There is every reason to believe that similar reductions in numbers could occur along the tanker route from Valdez to Puget Sound, with localized extirpation of colonies. Even more disastrous, however, would be an inopportune well blowout or other major spill in arctic waters. Massed concentrations of birds, already stressed by severe weather and food shortages, would be extremely vulnerable to this type of situation.

As pointed out by Nelson-Smith (1972), peculiarities of bird behavior determine, to some extent, the vulnerability of a species to oil spills. Auks, murrelets, and puffins (all Alcidae), loons (Gavia spp.), grebes (Podiceps spp.), and diving ducks may be most susceptible to oiling. Auks and loons, because they float low in the water, may more readily become completely covered by oil. Diving species that become flightless during their molt, such as alcids and waterfowl, or which do not fly because of social bonds between adults and flightless young (common murre) and spend most of their lives on the water, would be particularly vulnerable (J. M. Scott, comments by Pacific Seabird Group on U.S. Department of the Interior Draft Environmental Statement 74-90). All divers can easily surface into oil, and their reaction is to dive again, which in a large spill could result in surfacing into more oil.
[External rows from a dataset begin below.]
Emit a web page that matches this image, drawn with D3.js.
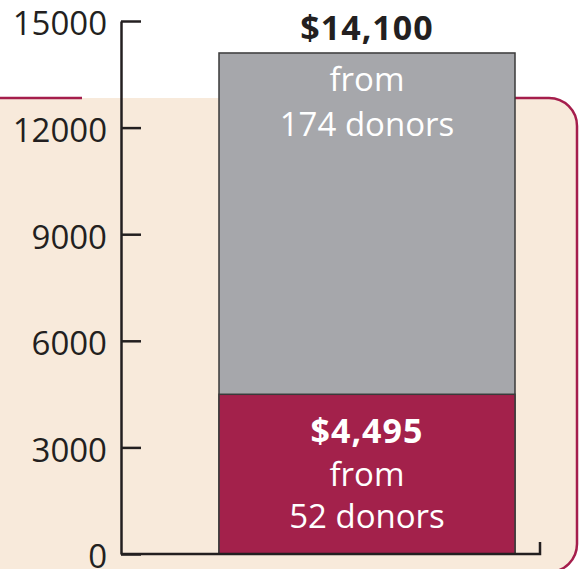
<!DOCTYPE html>
<meta charset="utf-8">
<script src="https://cdn.jsdelivr.net/npm/d3@7"></script>
<style>
  body { margin: 0; background: #fff; }
  text { font-family: "Open Sans", sans-serif; }
</style>
<div id="my_dataviz"></div>
<script>

// values
var totalAmount = 14100;
var totalDonors = 174;
var partAmount = 4495;
var partDonors = 52;
var yTicks = [0, 3000, 6000, 9000, 12000, 15000];

var width = 582, height = 569;

var svg = d3.select("#my_dataviz")
  .append("svg")
    .attr("width", width)
    .attr("height", height);

var y = d3.scaleLinear()
  .domain([0, 15000])
  .range([554, 21]);

var fmt = d3.format("$,");

// beige panel with red rounded border
svg.append("rect")
  .attr("x", -40).attr("y", 98)
  .attr("width", 617).attr("height", 474)
  .attr("rx", 28)
  .attr("fill", "#F8EADB");

svg.append("line")
  .attr("x1", 0).attr("x2", 82)
  .attr("y1", 98).attr("y2", 98)
  .attr("stroke", "#A51E4C").attr("stroke-width", 2.5);

var p = d3.path();
p.moveTo(500, 98);
p.lineTo(549, 98);
p.arcTo(577, 98, 577, 126, 28);
p.lineTo(577, 544);
p.arcTo(577, 572, 549, 572, 28);
p.lineTo(300, 572);
svg.append("path")
  .attr("d", p.toString())
  .attr("fill", "none")
  .attr("stroke", "#A51E4C").attr("stroke-width", 2.5);

// bar
var x0 = 219, x1 = 515;
svg.append("rect")
  .attr("x", x0).attr("y", y(totalAmount))
  .attr("width", x1 - x0).attr("height", y(0) - y(totalAmount))
  .attr("fill", "#A6A7AB")
  .attr("stroke", "#3a3a3a").attr("stroke-width", 1.5);

svg.append("rect")
  .attr("x", x0).attr("y", y(partAmount))
  .attr("width", x1 - x0).attr("height", y(0) - y(partAmount))
  .attr("fill", "#A3214B")
  .attr("stroke", "#3a3a3a").attr("stroke-width", 1.5);

// y axis
var axis = svg.append("g")
  .attr("transform", "translate(121,0)")
  .call(d3.axisRight(y).tickValues(yTicks).tickFormat(d3.format("d"))
    .tickSize(20).tickSizeOuter(0));
axis.select(".domain").attr("stroke", "#231F20").attr("stroke-width", 2.5);
axis.selectAll(".tick line").attr("stroke", "#231F20").attr("stroke-width", 2.5);
axis.selectAll(".tick text")
  .attr("x", -14)
  .attr("dy", "0.42em")
  .attr("text-anchor", "end")
  .attr("fill", "#231F20")
  .style("font-size", "33px")
  .style("font-family", "'Open Sans', sans-serif");

// baseline with end tick
svg.append("path")
  .attr("d", "M121," + y(0) + "H540V" + (y(0) - 12))
  .attr("fill", "none")
  .attr("stroke", "#231F20").attr("stroke-width", 2.5);

// labels
var cx = (x0 + x1) / 2;
function label(txt, ypos, color, bold) {
  svg.append("text")
    .attr("x", cx).attr("y", ypos)
    .attr("text-anchor", "middle")
    .attr("fill", color)
    .style("font-size", bold ? "34px" : "33px")
    .style("font-weight", bold ? "bold" : "normal")
    .style("letter-spacing", bold ? "1px" : "0px")
    .text(txt);
}
label(fmt(totalAmount), 40, "#231F20", true);
label("from", 91, "#fff", false);
label(totalDonors + " donors", 136, "#fff", false);
label(fmt(partAmount), 443, "#fff", true);
label("from", 486, "#fff", false);
label(partDonors + " donors", 528, "#fff", false);

</script>
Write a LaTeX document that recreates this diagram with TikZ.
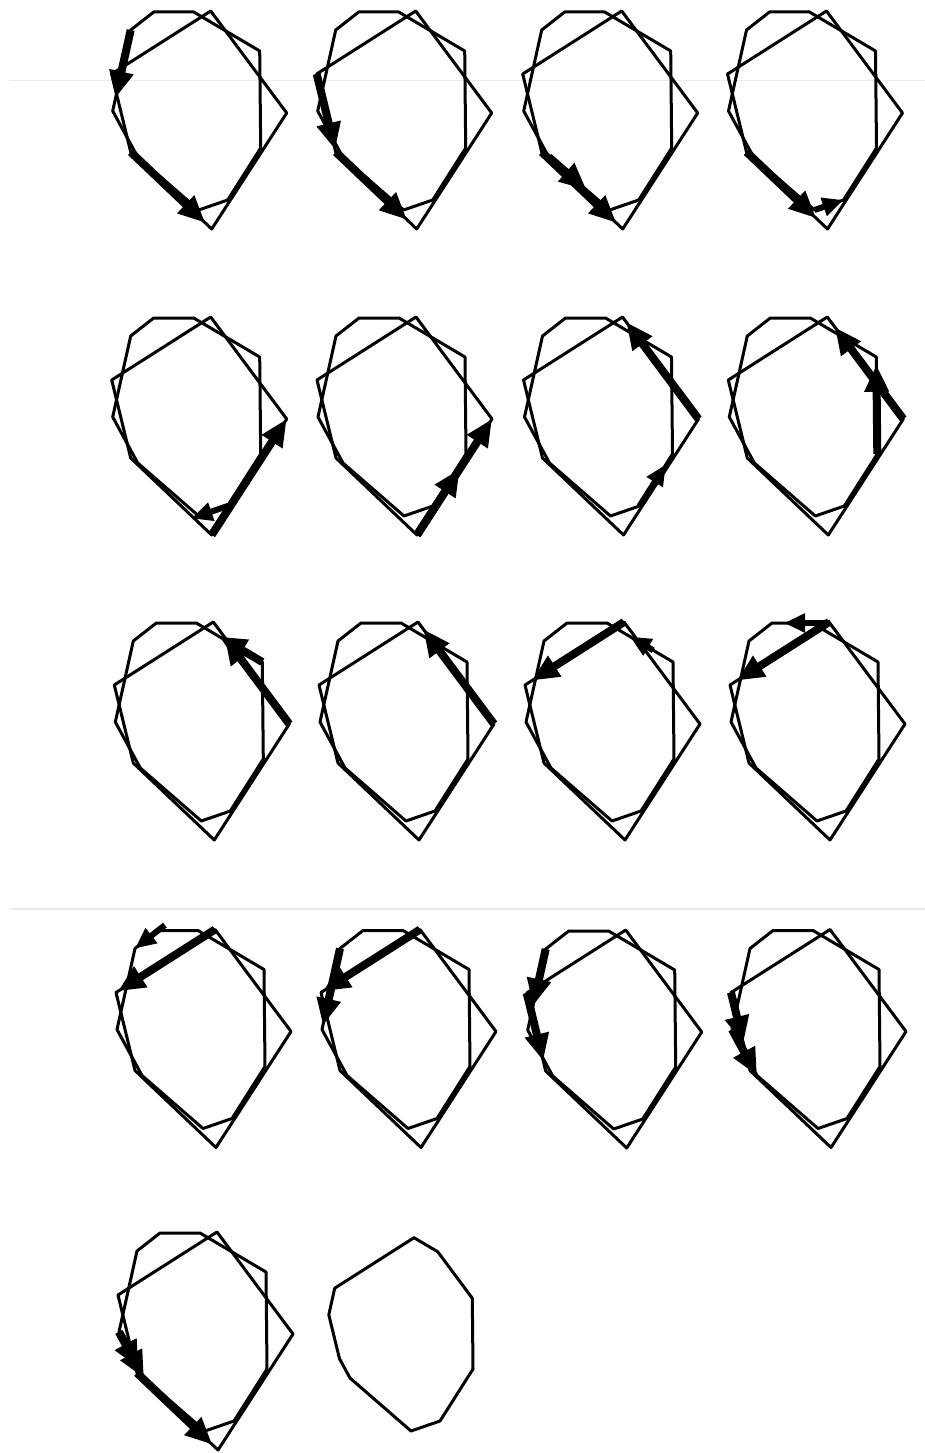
\documentclass[tikz,border=0pt]{standalone}
\usetikzlibrary{arrows.meta,calc}
\newcommand{\mkpanel}[2]{%
  \begin{scope}[shift={(#1,#2)}]
    \coordinate (P1) at (-58,-217);
    \coordinate (P2) at (-18,-217);
    \coordinate (P3) at (48,-178);
    \coordinate (P4) at (49,-81);
    \coordinate (P5) at (16,-29);
    \coordinate (P6) at (-13,-19);
    \coordinate (P7) at (-74,-72);
    \coordinate (P8) at (-99,-118);
    \coordinate (P9) at (-81,-199);
    \coordinate (T) at (-1,-218);
    \coordinate (L) at (-100,-155);
    \coordinate (Q5) at (-81,-77);
    \coordinate (B) at (0,0);
    \coordinate (R) at (75,-116);
  \end{scope}
  \draw[poly] (P1)--(P2)--(P3)--(P4)--(P5)--(P6)--(P7)--(P8)--(P9)--cycle;
  \draw[poly] (T)--(L)--(Q5)--(B)--(R)--cycle;
}
\begin{document}
\begin{tikzpicture}[x=1pt,y=-1pt,
  poly/.style={line width=3pt, line join=round},
  arr/.style={line width=8pt, -{Triangle[length=27pt,width=23pt]}},
  sarr/.style={line width=6pt, -{Triangle[length=21pt,width=18pt]}},
  scan/.style={draw=black!8, line width=1.2pt}]
\fill[white] (0,0) rectangle (925,1453);
\useasboundingbox (0,0) rectangle (925,1453);
\coordinate (s1a) at (9,80.7); \coordinate (s1b) at (925,80.7);
\coordinate (s2a) at (9,909); \coordinate (s2b) at (925,909);
\draw[scan] (s1a) -- (s1b);
\draw[scan] (s2a) -- (s2b);

% Row 1
\mkpanel{211.7}{229}
\draw[arr] (P9) -- ($(P9)!0.84!(P8)$);
\draw[arr] (Q5) -- ($(Q5)!0.92!(B)$);

\mkpanel{416.7}{229}
\draw[arr] (L) -- ($(L)!0.97!(Q5)$);
\draw[arr] (Q5) -- ($(Q5)!0.88!(B)$);

\mkpanel{622.7}{229}
\draw[arr] (P7) -- ($(P7)!0.62!(P6)$);
\draw[arr] (Q5) -- ($(Q5)!0.92!(B)$);

\mkpanel{827.5}{229}
\draw[arr] (Q5) -- ($(Q5)!0.86!(B)$);
\draw[sarr] (P6) -- (P5);

% Row 2
\mkpanel{211.7}{535}
\draw[arr] (B) -- (R);
\draw[sarr] (P5) -- ($(P5)!1.25!(P6)$);

\mkpanel{417}{535}
\draw[arr] (B) -- ($(B)!0.57!(R)$);
\draw[arr] (B) -- (R);

\mkpanel{623.5}{535}
\draw[arr] (R) -- ($(R)!0.95!(T)$);
\draw[sarr] (P5) -- ($(P5)!0.8!(P4)$);

\mkpanel{828.3}{535}
\draw[arr] (R) -- ($(R)!0.9!(T)$);
\draw[arr] (P4) -- ($(P4)!0.92!(P3)$);

% Row 3
\mkpanel{214.3}{840}
\draw[arr] (R) -- ($(R)!0.85!(T)$);
\draw[arr] (P3) -- ($(P3)!0.65!(P2)$);

\mkpanel{419}{840}
\draw[arr] (R) -- ($(R)!0.93!(T)$);

\mkpanel{625}{840}
\draw[arr] (T) -- ($(T)!0.93!(L)$);
\draw[sarr] ($(P3)!0.3!(P2)$) -- ($(P3)!0.65!(P2)$);

\mkpanel{830}{840}
\draw[arr] (T) -- ($(T)!0.93!(L)$);
\draw[sarr] ($(P2)!-0.45!(P1)$) -- ($(P2)!0.7!(P1)$);

% Row 4
\mkpanel{216}{1147.5}
\draw[arr] (T) -- ($(T)!0.98!(L)$);
\draw[sarr] ($(P1)!-0.3!(P9)$) -- (P9);

\mkpanel{421}{1147.5}
\draw[arr] (T) -- ($(T)!0.98!(L)$);
\draw[arr] (P9) -- ($(P9)!0.95!(P8)$);

\mkpanel{626.7}{1148}
\draw[arr] (P9) -- ($(P9)!0.7!(P8)$);
\draw[arr] (L) -- ($(L)!0.87!(Q5)$);

\mkpanel{831}{1147.5}
\draw[arr] (L) -- ($(L)!0.65!(Q5)$);
\draw[arr] (P8) -- (P7);

% Row 5
\mkpanel{218}{1450}
\draw[arr] (P8) -- ($(P8)!0.78!(P7)$);
\draw[arr] (P8) -- (P7);
\draw[arr] (Q5) -- ($(Q5)!0.93!(B)$);

% Final: intersection
\begin{scope}[shift={(424,1450)}]
  \coordinate (I1) at (-10.0,-212.3);
  \coordinate (I2) at (-89.3,-161.8);
  \coordinate (I3) at (-95.2,-135.2);
  \coordinate (I4) at (-84.5,-91.3);
  \coordinate (I5) at (-74,-72);
  \coordinate (I6) at (-13,-19);
  \coordinate (I7) at (16,-29);
  \coordinate (I8) at (49,-81);
  \coordinate (I9) at (48.3,-151.8);
  \coordinate (I10) at (13.7,-198.3);
\end{scope}
\draw[poly] (I1)--(I2)--(I3)--(I4)--(I5)--(I6)--(I7)--(I8)--(I9)--(I10)--cycle;
\end{tikzpicture}
\end{document}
Phalaropes (Phalaropus spp.), which flock to feed in eddies which concentrate drift, may similarly be vulnerable to adverse effects of oil that would also concentrate in these areas. On the other hand, gulls swimming along the surface are likely to take wing before becoming seriously contaminated.

Nelson-Smith (1972) reported that gannets (Morus bassana), which collected oiled sea-weed for building nest mounds, contaminated themselves and their eggs. Behavioral problems associated with oil spills can be more subtle, however, and Darling's (1938) conclusions that the display of adjacent males contributes to stimulation of the female during courtship in seabirds breeding in massed colonies, is a good example. If Darling was correct, this behavioral characteristic could further impede the recovery of a population of auks, for example, from mortalities resulting from catastrophic losses to spills.